[BEGIN]

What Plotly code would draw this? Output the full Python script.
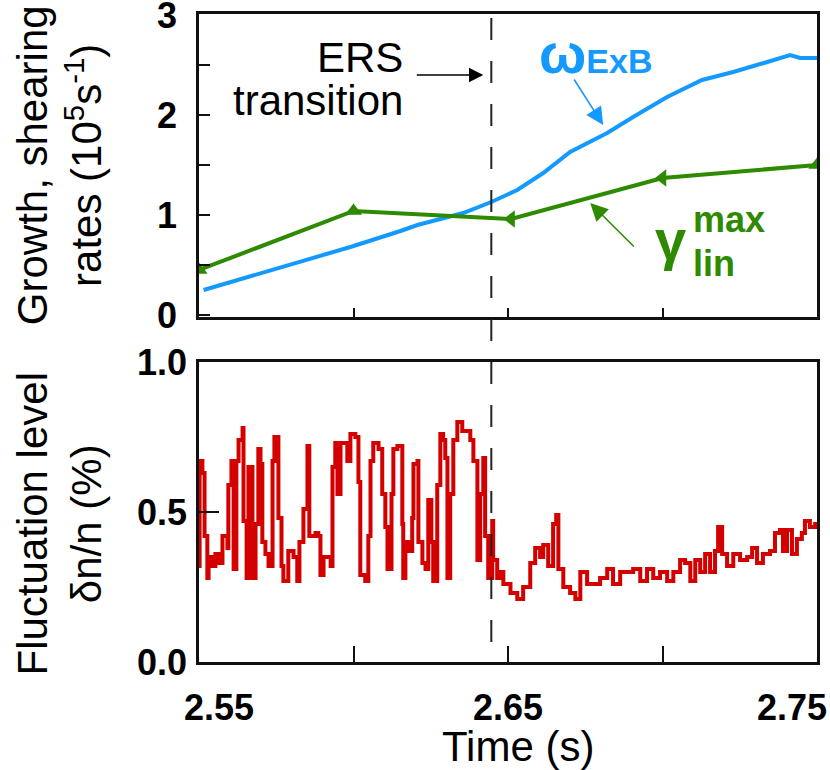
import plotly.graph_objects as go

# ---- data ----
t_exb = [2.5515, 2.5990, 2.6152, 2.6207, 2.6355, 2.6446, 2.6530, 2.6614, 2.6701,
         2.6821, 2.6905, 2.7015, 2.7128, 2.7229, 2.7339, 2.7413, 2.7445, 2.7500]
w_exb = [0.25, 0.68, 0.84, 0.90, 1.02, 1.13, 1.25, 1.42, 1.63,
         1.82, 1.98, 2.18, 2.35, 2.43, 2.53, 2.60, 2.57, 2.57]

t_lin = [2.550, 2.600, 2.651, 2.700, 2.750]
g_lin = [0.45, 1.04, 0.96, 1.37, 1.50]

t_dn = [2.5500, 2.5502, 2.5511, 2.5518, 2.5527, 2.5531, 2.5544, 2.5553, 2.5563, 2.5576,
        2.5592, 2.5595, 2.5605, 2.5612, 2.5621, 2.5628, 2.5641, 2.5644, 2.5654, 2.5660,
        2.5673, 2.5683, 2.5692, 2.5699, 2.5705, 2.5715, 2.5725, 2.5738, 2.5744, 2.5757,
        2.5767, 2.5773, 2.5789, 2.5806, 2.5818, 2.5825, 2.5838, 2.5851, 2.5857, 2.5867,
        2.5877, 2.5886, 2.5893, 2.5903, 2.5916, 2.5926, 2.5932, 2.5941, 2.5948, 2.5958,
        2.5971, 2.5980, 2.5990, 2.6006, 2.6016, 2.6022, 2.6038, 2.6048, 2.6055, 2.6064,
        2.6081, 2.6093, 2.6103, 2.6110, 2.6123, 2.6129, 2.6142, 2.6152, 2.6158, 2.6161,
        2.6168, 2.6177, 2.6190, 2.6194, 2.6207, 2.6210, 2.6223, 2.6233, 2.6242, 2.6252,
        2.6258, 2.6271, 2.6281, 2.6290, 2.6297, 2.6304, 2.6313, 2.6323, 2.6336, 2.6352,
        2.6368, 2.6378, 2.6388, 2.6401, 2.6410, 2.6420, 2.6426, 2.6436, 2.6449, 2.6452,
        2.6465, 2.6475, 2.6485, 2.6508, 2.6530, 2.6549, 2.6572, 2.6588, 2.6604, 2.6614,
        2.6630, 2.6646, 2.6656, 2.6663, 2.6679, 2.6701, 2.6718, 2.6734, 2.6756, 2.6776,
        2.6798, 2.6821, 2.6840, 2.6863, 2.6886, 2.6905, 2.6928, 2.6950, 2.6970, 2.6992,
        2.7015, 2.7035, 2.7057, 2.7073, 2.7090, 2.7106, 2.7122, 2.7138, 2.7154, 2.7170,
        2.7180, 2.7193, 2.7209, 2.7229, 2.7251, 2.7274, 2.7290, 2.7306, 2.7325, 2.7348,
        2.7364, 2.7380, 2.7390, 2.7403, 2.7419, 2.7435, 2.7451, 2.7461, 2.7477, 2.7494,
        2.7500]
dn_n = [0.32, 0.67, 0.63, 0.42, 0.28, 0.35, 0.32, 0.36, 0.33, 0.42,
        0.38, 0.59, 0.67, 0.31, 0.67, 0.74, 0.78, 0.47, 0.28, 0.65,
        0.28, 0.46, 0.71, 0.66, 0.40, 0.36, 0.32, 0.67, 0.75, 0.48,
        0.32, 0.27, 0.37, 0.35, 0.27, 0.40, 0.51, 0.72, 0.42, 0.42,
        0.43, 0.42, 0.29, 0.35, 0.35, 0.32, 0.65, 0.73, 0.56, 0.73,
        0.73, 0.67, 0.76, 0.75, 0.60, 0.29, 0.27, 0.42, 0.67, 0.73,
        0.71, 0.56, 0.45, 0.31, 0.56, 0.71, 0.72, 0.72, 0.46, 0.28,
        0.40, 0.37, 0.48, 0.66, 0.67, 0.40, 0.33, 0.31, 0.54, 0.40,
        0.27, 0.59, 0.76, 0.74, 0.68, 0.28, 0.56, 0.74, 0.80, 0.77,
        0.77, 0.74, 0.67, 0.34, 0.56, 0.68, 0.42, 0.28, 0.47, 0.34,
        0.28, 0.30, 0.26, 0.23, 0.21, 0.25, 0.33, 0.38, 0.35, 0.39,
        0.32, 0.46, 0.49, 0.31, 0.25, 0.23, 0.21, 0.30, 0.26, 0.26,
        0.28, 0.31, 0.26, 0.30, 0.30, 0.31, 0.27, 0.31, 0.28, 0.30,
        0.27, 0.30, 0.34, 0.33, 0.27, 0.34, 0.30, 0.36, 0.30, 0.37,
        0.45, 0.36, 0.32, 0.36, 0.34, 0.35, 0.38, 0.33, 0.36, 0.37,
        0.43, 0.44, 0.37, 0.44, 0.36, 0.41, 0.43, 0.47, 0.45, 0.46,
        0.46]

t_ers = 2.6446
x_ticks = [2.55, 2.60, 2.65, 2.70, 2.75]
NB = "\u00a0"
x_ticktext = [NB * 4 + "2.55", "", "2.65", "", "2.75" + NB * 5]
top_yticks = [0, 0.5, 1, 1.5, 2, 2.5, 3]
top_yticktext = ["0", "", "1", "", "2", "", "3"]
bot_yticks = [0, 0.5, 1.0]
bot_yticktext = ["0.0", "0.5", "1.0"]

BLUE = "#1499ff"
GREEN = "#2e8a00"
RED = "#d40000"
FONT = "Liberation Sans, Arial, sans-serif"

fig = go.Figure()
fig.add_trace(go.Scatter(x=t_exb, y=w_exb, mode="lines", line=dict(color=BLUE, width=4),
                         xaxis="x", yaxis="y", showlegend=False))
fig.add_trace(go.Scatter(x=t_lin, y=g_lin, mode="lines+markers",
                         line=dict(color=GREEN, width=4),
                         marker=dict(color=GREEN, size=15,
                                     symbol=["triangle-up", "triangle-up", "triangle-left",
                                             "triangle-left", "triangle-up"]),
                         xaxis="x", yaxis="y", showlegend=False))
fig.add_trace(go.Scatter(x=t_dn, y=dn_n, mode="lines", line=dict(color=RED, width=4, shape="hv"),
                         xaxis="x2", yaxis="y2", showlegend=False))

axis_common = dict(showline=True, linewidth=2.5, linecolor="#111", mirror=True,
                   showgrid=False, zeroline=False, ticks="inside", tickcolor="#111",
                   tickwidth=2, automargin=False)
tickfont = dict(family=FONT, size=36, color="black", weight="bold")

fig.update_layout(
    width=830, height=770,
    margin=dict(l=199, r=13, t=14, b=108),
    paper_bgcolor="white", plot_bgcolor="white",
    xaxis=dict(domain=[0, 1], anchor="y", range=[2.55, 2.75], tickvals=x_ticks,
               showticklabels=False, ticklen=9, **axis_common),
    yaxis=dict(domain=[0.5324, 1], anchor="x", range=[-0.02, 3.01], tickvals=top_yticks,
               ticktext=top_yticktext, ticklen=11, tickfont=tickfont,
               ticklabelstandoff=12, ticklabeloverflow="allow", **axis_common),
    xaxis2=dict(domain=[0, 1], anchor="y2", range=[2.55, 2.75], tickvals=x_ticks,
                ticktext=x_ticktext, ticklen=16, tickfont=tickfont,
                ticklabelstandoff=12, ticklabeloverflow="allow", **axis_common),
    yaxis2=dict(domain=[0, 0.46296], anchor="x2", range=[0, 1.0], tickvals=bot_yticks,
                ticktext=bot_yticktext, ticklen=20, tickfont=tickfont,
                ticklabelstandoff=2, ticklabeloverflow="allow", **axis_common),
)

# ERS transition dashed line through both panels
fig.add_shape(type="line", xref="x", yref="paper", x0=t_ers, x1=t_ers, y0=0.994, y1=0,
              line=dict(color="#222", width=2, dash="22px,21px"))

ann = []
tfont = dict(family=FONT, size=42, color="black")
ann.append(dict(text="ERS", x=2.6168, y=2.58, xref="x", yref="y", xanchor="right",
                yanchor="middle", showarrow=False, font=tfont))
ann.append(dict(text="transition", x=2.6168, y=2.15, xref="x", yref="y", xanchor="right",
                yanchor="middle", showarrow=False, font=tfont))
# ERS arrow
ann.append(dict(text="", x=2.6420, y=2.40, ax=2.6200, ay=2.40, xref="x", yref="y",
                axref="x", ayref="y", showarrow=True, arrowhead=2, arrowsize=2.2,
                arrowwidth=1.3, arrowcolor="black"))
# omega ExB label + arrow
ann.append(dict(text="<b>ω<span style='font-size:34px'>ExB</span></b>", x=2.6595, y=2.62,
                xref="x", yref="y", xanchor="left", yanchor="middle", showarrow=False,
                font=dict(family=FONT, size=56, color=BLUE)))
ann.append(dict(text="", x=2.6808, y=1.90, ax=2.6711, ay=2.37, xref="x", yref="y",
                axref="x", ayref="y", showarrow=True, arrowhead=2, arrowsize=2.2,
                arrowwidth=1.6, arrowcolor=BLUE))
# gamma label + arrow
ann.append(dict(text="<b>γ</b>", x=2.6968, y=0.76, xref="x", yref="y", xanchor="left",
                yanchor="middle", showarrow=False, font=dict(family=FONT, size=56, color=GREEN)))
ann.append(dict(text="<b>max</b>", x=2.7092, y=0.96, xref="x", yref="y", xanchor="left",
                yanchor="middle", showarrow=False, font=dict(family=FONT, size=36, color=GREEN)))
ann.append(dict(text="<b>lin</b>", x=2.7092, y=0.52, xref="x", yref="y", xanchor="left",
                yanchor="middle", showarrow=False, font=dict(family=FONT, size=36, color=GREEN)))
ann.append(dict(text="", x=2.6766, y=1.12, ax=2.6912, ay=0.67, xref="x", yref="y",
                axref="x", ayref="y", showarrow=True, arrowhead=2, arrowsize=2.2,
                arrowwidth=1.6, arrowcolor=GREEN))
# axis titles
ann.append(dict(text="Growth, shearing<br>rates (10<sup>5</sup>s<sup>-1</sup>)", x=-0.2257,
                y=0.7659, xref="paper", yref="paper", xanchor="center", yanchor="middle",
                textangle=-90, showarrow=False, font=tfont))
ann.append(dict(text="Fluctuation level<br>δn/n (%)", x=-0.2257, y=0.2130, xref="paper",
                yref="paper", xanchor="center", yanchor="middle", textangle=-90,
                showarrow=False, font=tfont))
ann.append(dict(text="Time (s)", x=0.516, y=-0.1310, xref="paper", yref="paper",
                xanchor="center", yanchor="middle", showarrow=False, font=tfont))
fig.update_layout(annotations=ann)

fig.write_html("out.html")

[END]

* [GOAL] Up to and including the line with "g_lin = [0.45, 1.04, 0.96, 1.37, 1.50]", copy the data above from its first line. Skip pictures.

* [CORRECT OUTPUT]
What Plotly code would draw this? Output the full Python script.
import plotly.graph_objects as go

# ---- data ----
t_exb = [2.5515, 2.5990, 2.6152, 2.6207, 2.6355, 2.6446, 2.6530, 2.6614, 2.6701,
         2.6821, 2.6905, 2.7015, 2.7128, 2.7229, 2.7339, 2.7413, 2.7445, 2.7500]
w_exb = [0.25, 0.68, 0.84, 0.90, 1.02, 1.13, 1.25, 1.42, 1.63,
         1.82, 1.98, 2.18, 2.35, 2.43, 2.53, 2.60, 2.57, 2.57]

t_lin = [2.550, 2.600, 2.651, 2.700, 2.750]
g_lin = [0.45, 1.04, 0.96, 1.37, 1.50]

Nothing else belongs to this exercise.